--- RECORD EXCERPTS ---

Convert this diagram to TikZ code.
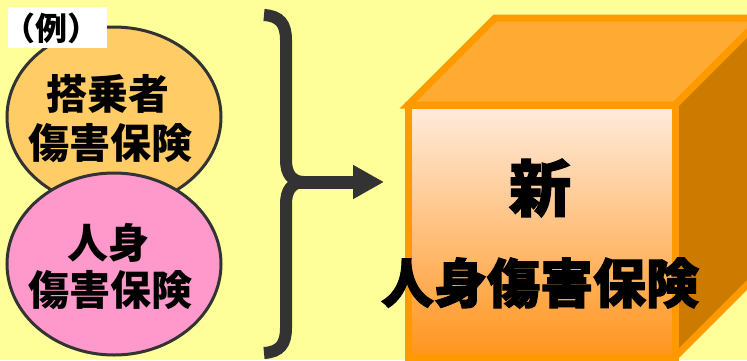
\documentclass[tikz,border=0pt]{standalone}
\usepackage{fontspec}
\newfontfamily\jp{Noto Sans CJK JP}
\newfontfamily\jpheavy{Noto Sans CJK JP}[BoldFeatures={FakeBold=2}]
\usetikzlibrary{arrows.meta}
\definecolor{bgyellow}{RGB}{255,255,153}
\definecolor{ellorange}{RGB}{255,204,102}
\definecolor{ellpink}{RGB}{255,153,204}
\definecolor{darkline}{RGB}{51,51,51}
\definecolor{cubeedge}{RGB}{255,153,0}
\definecolor{cubetop}{RGB}{255,170,51}
\definecolor{cubeside}{RGB}{204,122,0}
\definecolor{frontlight}{RGB}{255,236,222}
\definecolor{frontdark}{RGB}{255,148,28}
\tikzset{
  elltext/.style={font=\jp\bfseries\fontsize{41}{41}\selectfont, inner sep=0pt},
  bigtext/.style={font=\jpheavy\bfseries\fontsize{53}{53}\selectfont, inner sep=0pt},
  cubeline/.style={draw=cubeedge, line width=7pt, line join=miter},
}
\begin{document}
\begin{tikzpicture}[x=1pt,y=-1pt]
\clip (0,0) rectangle (747,360);
\fill[bgyellow] (0,0) rectangle (747,360);
% ellipses
\draw[darkline, line width=3pt, fill=ellorange] (114,117) ellipse [x radius=107, y radius=90];
\node[elltext] (o1) at (108,94) {搭乗者};
\node[elltext] (o2) at (110,143) {傷害保険};
\draw[darkline, line width=3pt, fill=ellpink] (114,264) ellipse [x radius=107, y radius=91];
\node[elltext] (p1) at (108,243) {人身};
\node[elltext] (p2) at (110,290) {傷害保険};
% example label
\fill[white] (8,7) rectangle (107,48);
\node[font=\jp\bfseries\fontsize{32}{32}\selectfont, inner sep=0pt] (ex) at (52,28) {（例）};
% brace
\draw[darkline, line width=12pt]
  (264,15) .. controls (280,16) and (286,24) .. (286,40)
  -- (286,160) .. controls (286,174) and (292,182) .. (304,182);
\draw[darkline, line width=12pt]
  (304,182) .. controls (292,182) and (286,190) .. (286,204)
  -- (286,328) .. controls (286,344) and (280,352) .. (264,353);
% cube
\coordinate (FTL) at (408,105);
\coordinate (FTR) at (675,105);
\coordinate (FBR) at (675,357);
\coordinate (FBL) at (408,357);
\coordinate (BTL) at (495,18);
\coordinate (BTR) at (762,18);
\coordinate (BBR) at (762,270);
\filldraw[cubeline, fill=cubetop] (FTL) -- (FTR) -- (BTR) -- (BTL) -- cycle;
\filldraw[cubeline, fill=cubeside] (FTR) -- (BTR) -- (BBR) -- (FBR) -- cycle;
\shade[top color=frontlight, bottom color=frontdark] (FTL) rectangle (FBR);
\draw[cubeline] (FTL) rectangle (FBR);
% arrow
\coordinate (arrowtail) at (296,182);
\coordinate (arrowtip) at (384,182);
\draw[darkline, line width=13pt, -{Triangle[length=31pt,width=32pt]}] (arrowtail) -- (arrowtip);
% cube text
\node[font=\jpheavy\bfseries\fontsize{62}{62}\selectfont, inner sep=0pt] (new) at (540,188) {新};
\node[bigtext] (name) at (540,283) {人身傷害保険};
\end{tikzpicture}
\end{document}
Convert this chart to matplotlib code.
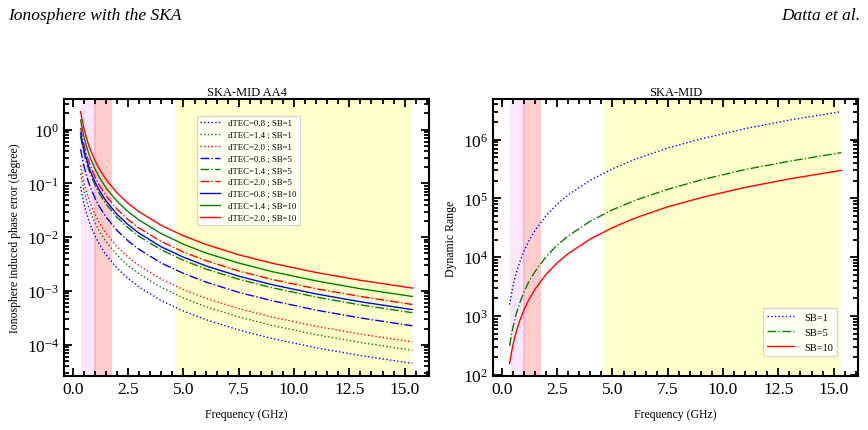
import matplotlib
matplotlib.use("Agg")
import matplotlib.pyplot as plt
from matplotlib.ticker import MultipleLocator, LogLocator, NullFormatter

plt.rcParams['font.family'] = ['Liberation Serif', 'DejaVu Serif']
plt.rcParams['mathtext.fontset'] = 'stix'

# Frequency samples (GHz)
freq = [0.35, 0.4, 0.5, 0.6, 0.7, 0.8, 1.0, 1.2, 1.5, 2.0, 2.5, 3.0,
        4.0, 5.0, 6.0, 7.5, 9.0, 11.0, 13.0, 15.35]

# Left panel: ionosphere induced phase error (degree)
err_08_sb1 = [0.0865, 0.0663, 0.0424, 0.0294, 0.0216, 0.0166, 0.0106, 0.00736, 0.00471, 0.00265,
              0.0017, 0.00118, 6.6e-4, 4.24e-4, 2.94e-4, 1.88e-4, 1.31e-4, 8.8e-5, 6.3e-5, 4.5e-5]
err_14_sb1 = [0.151, 0.116, 0.0742, 0.0515, 0.0378, 0.0291, 0.0186, 0.0129, 0.00824, 0.00464,
              0.00298, 0.00207, 1.16e-3, 7.4e-4, 5.1e-4, 3.3e-4, 2.29e-4, 1.54e-4, 1.10e-4, 7.9e-5]
err_20_sb1 = [0.216, 0.166, 0.106, 0.0735, 0.054, 0.0415, 0.0265, 0.0184, 0.0118, 0.00663,
              0.00425, 0.00295, 1.65e-3, 1.06e-3, 7.35e-4, 4.7e-4, 3.28e-4, 2.2e-4, 1.58e-4, 1.13e-4]
err_08_sb5 = [0.433, 0.332, 0.212, 0.147, 0.108, 0.083, 0.053, 0.0368, 0.0236, 0.0133,
              0.0085, 0.0059, 3.3e-3, 2.12e-3, 1.47e-3, 9.4e-4, 6.6e-4, 4.4e-4, 3.15e-4, 2.25e-4]
err_14_sb5 = [0.757, 0.58, 0.371, 0.257, 0.189, 0.145, 0.0928, 0.0644, 0.0412, 0.0232,
              0.0149, 0.0103, 5.8e-3, 3.71e-3, 2.57e-3, 1.65e-3, 1.15e-3, 7.7e-4, 5.5e-4, 3.94e-4]
err_20_sb5 = [1.08, 0.829, 0.53, 0.368, 0.27, 0.207, 0.1325, 0.092, 0.0589, 0.0331,
              0.0212, 0.0147, 8.3e-3, 5.3e-3, 3.68e-3, 2.35e-3, 1.64e-3, 1.1e-3, 7.9e-4, 5.6e-4]
err_08_sb10 = [0.865, 0.663, 0.424, 0.294, 0.216, 0.166, 0.106, 0.0736, 0.0471, 0.0265,
               0.017, 0.0118, 6.6e-3, 4.24e-3, 2.94e-3, 1.88e-3, 1.31e-3, 8.8e-4, 6.3e-4, 4.5e-4]
err_14_sb10 = [1.51, 1.16, 0.742, 0.515, 0.378, 0.291, 0.186, 0.129, 0.0824, 0.0464,
               0.0298, 0.0207, 0.0116, 7.4e-3, 5.1e-3, 3.3e-3, 2.29e-3, 1.54e-3, 1.10e-3, 7.9e-4]
err_20_sb10 = [2.16, 1.66, 1.06, 0.735, 0.54, 0.415, 0.265, 0.184, 0.118, 0.0663,
               0.0425, 0.0295, 0.0165, 0.0106, 7.35e-3, 4.7e-3, 3.28e-3, 2.2e-3, 1.58e-3, 1.13e-3]

# Right panel: dynamic range
dr_sb1 = [1.56e3, 2.0e3, 3.2e3, 4.6e3, 6.2e3, 8.1e3, 1.27e4, 1.83e4, 2.86e4, 5.1e4,
          8.0e4, 1.15e5, 2.04e5, 3.18e5, 4.6e5, 7.2e5, 1.03e6, 1.54e6, 2.15e6, 3.0e6]
dr_sb5 = [3.1e2, 4.1e2, 6.4e2, 9.2e2, 1.25e3, 1.63e3, 2.55e3, 3.7e3, 5.7e3, 1.02e4,
          1.6e4, 2.3e4, 4.1e4, 6.4e4, 9.2e4, 1.43e5, 2.06e5, 3.1e5, 4.3e5, 6.0e5]
dr_sb10 = [1.56e2, 2.0e2, 3.2e2, 4.6e2, 6.2e2, 8.1e2, 1.27e3, 1.83e3, 2.86e3, 5.1e3,
           8.0e3, 1.15e4, 2.04e4, 3.18e4, 4.6e4, 7.2e4, 1.03e5, 1.54e5, 2.15e5, 3.0e5]

# SKA-MID bands (GHz)
band1 = (0.35, 1.05)
band2 = (0.95, 1.76)
band5 = (4.6, 15.3)

fig = plt.figure(figsize=(8.68, 4.31), dpi=100)
ax1 = fig.add_axes([64 / 868, 1 - 377 / 431, 365 / 868, 277 / 431])
ax2 = fig.add_axes([493 / 868, 1 - 377 / 431, 365 / 868, 277 / 431])

fig.text(8 / 868, 1 - 16 / 431, 'Ionosphere with the SKA', style='italic',
         fontsize=12.5, va='center', ha='left')
fig.text(860 / 868, 1 - 16 / 431, 'Datta et al.', style='italic',
         fontsize=12.5, va='center', ha='right')


def shade(ax):
    ax.axvspan(*band1, color='violet', alpha=0.2, lw=0)
    ax.axvspan(*band2, color='red', alpha=0.2, lw=0)
    ax.axvspan(*band5, color='yellow', alpha=0.2, lw=0)


def style(ax):
    ax.set_yscale('log')
    ax.xaxis.set_major_locator(MultipleLocator(2.5))
    ax.xaxis.set_minor_locator(MultipleLocator(0.5))
    ax.yaxis.set_major_locator(LogLocator(base=10, numticks=20))
    ax.yaxis.set_minor_locator(LogLocator(base=10, subs=range(2, 10), numticks=20))
    ax.yaxis.set_minor_formatter(NullFormatter())
    ax.tick_params(which='both', direction='in', top=True, right=True, width=1.3)
    ax.tick_params(which='major', length=6, labelsize=12.5)
    ax.tick_params(which='minor', length=3.5)
    for s in ax.spines.values():
        s.set_linewidth(1.5)
    ax.set_xlabel('Frequency (GHz)', fontsize=8.5, labelpad=8)


shade(ax1)
left_series = [
    (err_08_sb1, 'b', ':', 'dTEC=0.8 ; SB=1'),
    (err_14_sb1, 'g', ':', 'dTEC=1.4 ; SB=1'),
    (err_20_sb1, 'r', ':', 'dTEC=2.0 ; SB=1'),
    (err_08_sb5, 'b', '-.', 'dTEC=0.8 ; SB=5'),
    (err_14_sb5, 'g', '-.', 'dTEC=1.4 ; SB=5'),
    (err_20_sb5, 'r', '-.', 'dTEC=2.0 ; SB=5'),
    (err_08_sb10, 'b', '-', 'dTEC=0.8 ; SB=10'),
    (err_14_sb10, 'g', '-', 'dTEC=1.4 ; SB=10'),
    (err_20_sb10, 'r', '-', 'dTEC=2.0 ; SB=10'),
]
for vals, c, ls, lab in left_series:
    ax1.plot(freq, vals, color=c, ls=ls, lw=1.0, label=lab)
style(ax1)
ax1.set_title('SKA-MID AA4', fontsize=9, pad=3)
ax1.set_ylabel('Ionosphere induced phase error (degree)', fontsize=8.5)
ax1.legend(loc='upper left', bbox_to_anchor=(0.364, 0.94), fontsize=6.3,
           labelspacing=0.42, handlelength=2.3, handletextpad=0.9,
           borderaxespad=0, framealpha=0.8)

shade(ax2)
ax2.plot(freq, dr_sb1, color='b', ls=':', lw=1.0, label='SB=1')
ax2.plot(freq, dr_sb5, color='g', ls='-.', lw=1.0, label='SB=5')
ax2.plot(freq, dr_sb10, color='r', ls='-', lw=1.0, label='SB=10')
style(ax2)
ax2.set_title('SKA-MID', fontsize=9, pad=3)
ax2.set_ylabel('Dynamic Range', fontsize=8.5)
ax2.legend(loc='lower right', bbox_to_anchor=(0.942, 0.072), fontsize=7.5,
           labelspacing=0.55, handlelength=2.6, handletextpad=0.9,
           borderaxespad=0, framealpha=0.8)

fig.savefig('out.png', dpi=100)
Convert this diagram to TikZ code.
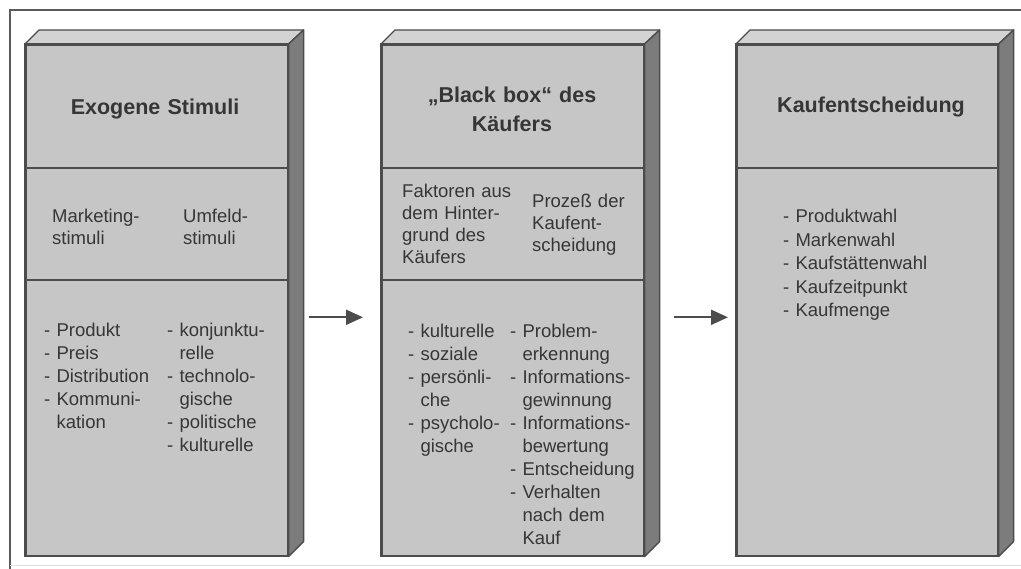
\documentclass[tikz,border=0pt]{standalone}
\usepackage{fontspec}
\setmainfont{Liberation Sans}
\usetikzlibrary{arrows.meta,calc}
\definecolor{facecol}{HTML}{C6C6C6}
\definecolor{topcol}{HTML}{D3D3D3}
\definecolor{sidecol}{HTML}{7C7C7C}
\definecolor{edgecol}{HTML}{4C4C4C}
\definecolor{txtcol}{HTML}{363636}
\definecolor{framecol}{HTML}{5A5A5A}
\begin{document}
\begin{tikzpicture}[x=1pt,y=-1pt,
  face/.style={draw=edgecol, fill=facecol, line width=1.6pt, inner sep=0pt,
    minimum width=262pt, minimum height=511pt, anchor=north west},
  topface/.style={draw=edgecol, fill=topcol, line width=1.4pt, line join=round},
  sideface/.style={draw=edgecol, fill=sidecol, line width=1.4pt, line join=round},
  divider/.style={draw=edgecol, line width=1.6pt},
  arr/.style={draw=edgecol, line width=2pt, -{Triangle[length=17pt,width=15pt]}},
  frameline/.style={draw=framecol, line width=2.2pt},
  title/.style={font=\bfseries\fontsize{21.5}{29}\selectfont, text=txtcol, inner sep=0pt,
    anchor=base, align=center, text width=250pt},
  body/.style={font=\fontsize{18.5}{23}\selectfont, text=txtcol, inner sep=0pt,
    anchor=base west, align=left, text width=150pt},
  bodyb/.style={body, font=\fontsize{18.5}{22}\selectfont}
]
\useasboundingbox (0,0) rectangle (1021,569);
\fill[white] (0,0) rectangle (1021,569);
% frame
\draw[frameline] (10,569) -- (10,10) -- (1021,10);
\draw[gray!25, line width=1pt] (10,565) -- (1021,565);

% boxes (front faces)
\node[face] (b1) at (25,44) {};
\node[face] (b2) at (381,44) {};
\node[face, minimum width=261pt] (b3) at (736,44) {};

\foreach \b in {b1,b2,b3}{
  \draw[topface] (\b.north west) -- ++(14,-14) -- ($(\b.north east)+(15,-14)$) -- (\b.north east) -- cycle;
  \draw[sideface] (\b.north east) -- ++(15,-14) -- ($(\b.south east)+(15,-15)$) -- (\b.south east) -- cycle;
  \draw[face, fill=none] (\b.north west) rectangle (\b.south east);
}

% dividers
\draw[divider] (b1.west |- 0,168) -- (b1.east |- 0,168);
\draw[divider] (b1.west |- 0,280) -- (b1.east |- 0,280);
\draw[divider] (b2.west |- 0,168) -- (b2.east |- 0,168);
\draw[divider] (b2.west |- 0,280) -- (b2.east |- 0,280);
\draw[divider] (b3.west |- 0,168) -- (b3.east |- 0,168);

% arrows
\draw[arr, shorten <=20pt, shorten >=18pt] ([yshift=-17pt]b1.east) -- ([yshift=-17pt]b2.west);
\draw[arr, shorten <=29pt, shorten >=8pt] ([yshift=-17pt]b2.east) -- ([yshift=-17pt]b3.west);

% titles
\node[title] (t1) at (155,115) {Exogene Stimuli};
\node[title] (t2) at (512,103) {„Black box“ des\\Käufers};
\node[title] (t3) at (871,113) {Kaufentscheidung};

% box 1
\node[bodyb] (m1a) at (52,223) {Marketing-\\stimuli};
\node[bodyb] (m1b) at (183,223) {Umfeld-\\stimuli};
\node[body] (l1a) at (44,337) {- Produkt\\- Preis\\- Distribution\\- Kommuni-\\\phantom{- }kation};
\node[body] (l1b) at (167,337) {- konjunktu-\\\phantom{- }relle\\- technolo-\\\phantom{- }gische\\- politische\\- kulturelle};

% box 2
\node[bodyb] (m2a) at (402,198) {Faktoren aus\\dem Hinter-\\grund des\\Käufers};
\node[bodyb] (m2b) at (532,208) {Prozeß der\\Kaufent-\\scheidung};
\node[body] (l2a) at (408,338) {- kulturelle\\- soziale\\- persönli-\\\phantom{- }che\\- psycholo-\\\phantom{- }gische};
\node[body] (l2b) at (510,338) {- Problem-\\\phantom{- }erkennung\\- Informations-\\\phantom{- }gewinnung\\- Informations-\\\phantom{- }bewertung\\- Entscheidung\\- Verhalten\\\phantom{- }nach dem\\\phantom{- }Kauf};

% box 3
\node[body, font=\fontsize{18.5}{23.5}\selectfont] (l3) at (783,223) {- Produktwahl\\- Markenwahl\\- Kaufstättenwahl\\- Kaufzeitpunkt\\- Kaufmenge};
\end{tikzpicture}
\end{document}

---

### EXERCISE REQUIREMENTS
The first line to give again is the one with "Convert this chart to matplotlib code.", and the last is the one with "plt.rcParams['mathtext.fontset'] = 'stix'". Repeat them and everything between exactly, minus the pictures.

### TASK RESPONSE
Convert this chart to matplotlib code.
import matplotlib
matplotlib.use("Agg")
import matplotlib.pyplot as plt
from matplotlib.ticker import MultipleLocator, LogLocator, NullFormatter

plt.rcParams['font.family'] = ['Liberation Serif', 'DejaVu Serif']
plt.rcParams['mathtext.fontset'] = 'stix'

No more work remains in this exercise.